Algunas imágenes muestran su preferencia por golpear a los paralíticos que se sumaron el descontento, quizá porque constituían un blanco casi fijo. Todo el mundo tiene derecho a padecer ese estado de ánimo o más bien de desánimo que precede a la indignación y que es terrible cuando explota. Los juristas dicen que los manifestantes invaden derechos de otros ciudadanos. De la misma opinión son los comerciantes de los alrededores de la Puerta del Sol. Los acampados les están llevando a la ruina, que es un callejón de muy difícil salida. Cualquiera va a Lhardy a tomarse una croqueta. Hay que escoger otro lugar, aunque sea menos céntrico y tenga menos historia.

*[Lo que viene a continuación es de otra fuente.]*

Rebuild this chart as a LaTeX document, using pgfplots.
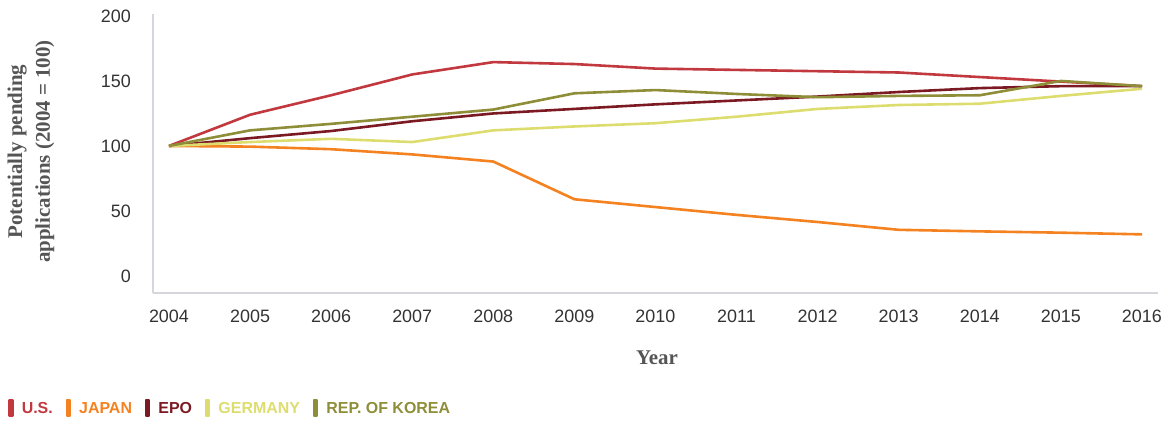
\documentclass[border=0pt]{standalone}
\usepackage{pgfplots}
\pgfplotsset{compat=1.18}
\usepackage{fontspec}
\setmainfont{Liberation Serif}
\setsansfont{Liberation Sans}

\definecolor{usred}{HTML}{C1393F}
\definecolor{japan}{HTML}{F58220}
\definecolor{epo}{HTML}{7B1A22}
\definecolor{germany}{HTML}{DDDD6F}
\definecolor{korea}{HTML}{8E8E38}
\definecolor{axisgray}{HTML}{D5D5DC}
\definecolor{ticktext}{HTML}{333333}
\definecolor{labeltext}{HTML}{555555}

\begin{document}
\begin{tikzpicture}
\useasboundingbox (0bp,0bp) rectangle (1175bp,421bp);
\begin{axis}[%
scale only axis,
width=1005bp, height=279bp,
at={(153bp,128bp)}, anchor=south west,
xmin=2003.803, xmax=2016.197,
ymin=-13.1, ymax=201.5,
axis x line=bottom, axis y line=left,
axis line style={-, axisgray, line width=2bp},
major tick length=0pt,
xtick={2004,...,2016},
ytick={0,50,100,150,200},
/pgf/number format/1000 sep={},
/pgf/number format/assume math mode=true,
tick label style={font=\sffamily\fontsize{18}{20}\selectfont, text=ticktext, inner sep=0pt},
xticklabel style={anchor=north, yshift=-17bp},
yticklabel style={anchor=east, xshift=-22bp},
xlabel={Year},
ylabel={Potentially pending\\applications (2004 = 100)},
label style={font=\bfseries\fontsize{21}{28}\selectfont, text=labeltext},
xlabel style={at={(axis description cs:0.5015,-0.233)}, anchor=center},
ylabel style={at={(axis description cs:-0.1214,0.507)}, anchor=center, align=center},
legend columns=-1,
legend cell align=left,
legend style={draw=none, fill=none, inner sep=0pt,
  at={(axis description cs:-0.1443,-0.412)}, anchor=west,
  font=\sffamily\bfseries\fontsize{16}{18}\selectfont,
  nodes={inner sep=0pt},
  /tikz/every odd column/.append style={column sep=8bp},
  /tikz/every even column/.append style={column sep=12.8bp}},
legend image code/.code={\fill[#1] (0bp,-7bp) rectangle (3bp,9bp);},
every axis plot/.append style={line width=2.6bp, line join=round, mark=none},
]
\addplot[color=usred] coordinates {
(2004,100) (2005,124) (2006,139) (2007,155) (2008,164.5) (2009,163)
(2010,159.5) (2011,158.5) (2012,157.5) (2013,156.5) (2014,153) (2015,149.5) (2016,146)
};
\addlegendentry{\textcolor{usred}{U.S.}}
\addplot[color=japan] coordinates {
(2004,100) (2005,99.5) (2006,97.5) (2007,93.5) (2008,88) (2009,59)
(2010,53) (2011,47) (2012,41.5) (2013,35.5) (2014,34.3) (2015,33.3) (2016,32)
};
\addlegendentry{\textcolor{japan}{JAPAN}}
\addplot[color=epo] coordinates {
(2004,100) (2005,106) (2006,111.5) (2007,119) (2008,125) (2009,128.5)
(2010,132) (2011,135) (2012,138) (2013,141.5) (2014,144.5) (2015,146) (2016,146)
};
\addlegendentry{\textcolor{epo}{EPO}}
\addplot[color=germany] coordinates {
(2004,100) (2005,103) (2006,105.5) (2007,103) (2008,112) (2009,115)
(2010,117.5) (2011,122.5) (2012,128.5) (2013,131.5) (2014,132.5) (2015,138.5) (2016,144)
};
\addlegendentry{\textcolor{germany}{GERMANY}}
\addplot[color=korea] coordinates {
(2004,100) (2005,112) (2006,117) (2007,122.5) (2008,128) (2009,140.5)
(2010,143) (2011,140) (2012,137.5) (2013,138.5) (2014,139) (2015,150) (2016,146)
};
\addlegendentry{\textcolor{korea}{REP. OF KOREA}}
\end{axis}
\end{tikzpicture}
\end{document}
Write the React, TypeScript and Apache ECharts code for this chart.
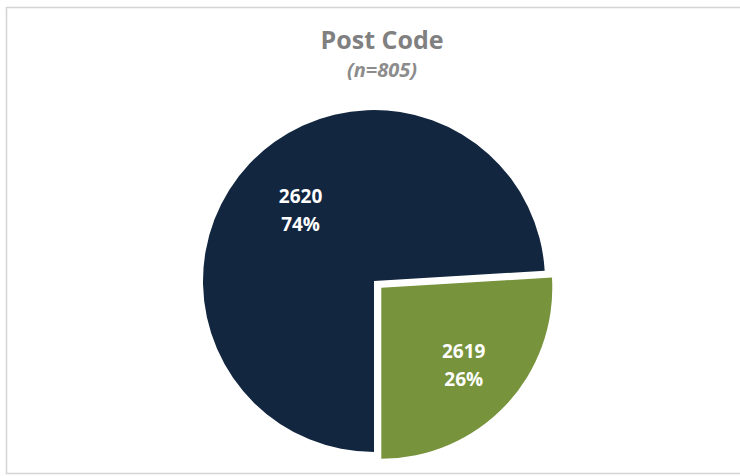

Algunos veteranos disidentes basaron sus carreras políticas en haber corrido delante de los grises, no en haber estado en las mazmorras donde era imposible hacer ese ejercicio. Allí estaban otros, como Marcelino Camacho, al que le hicieron fijo. Estos acampados persiguen otros objetivos, menos concretos, pero los guardias también forman parte del proletariado. Les arrean a los suyos. Y el miedo no les es ajeno, aunque lleven casco. Puede incluso que algún hermano, algún vecino, o algún hijo suyo esté entre los de enfrente, que siempre son más.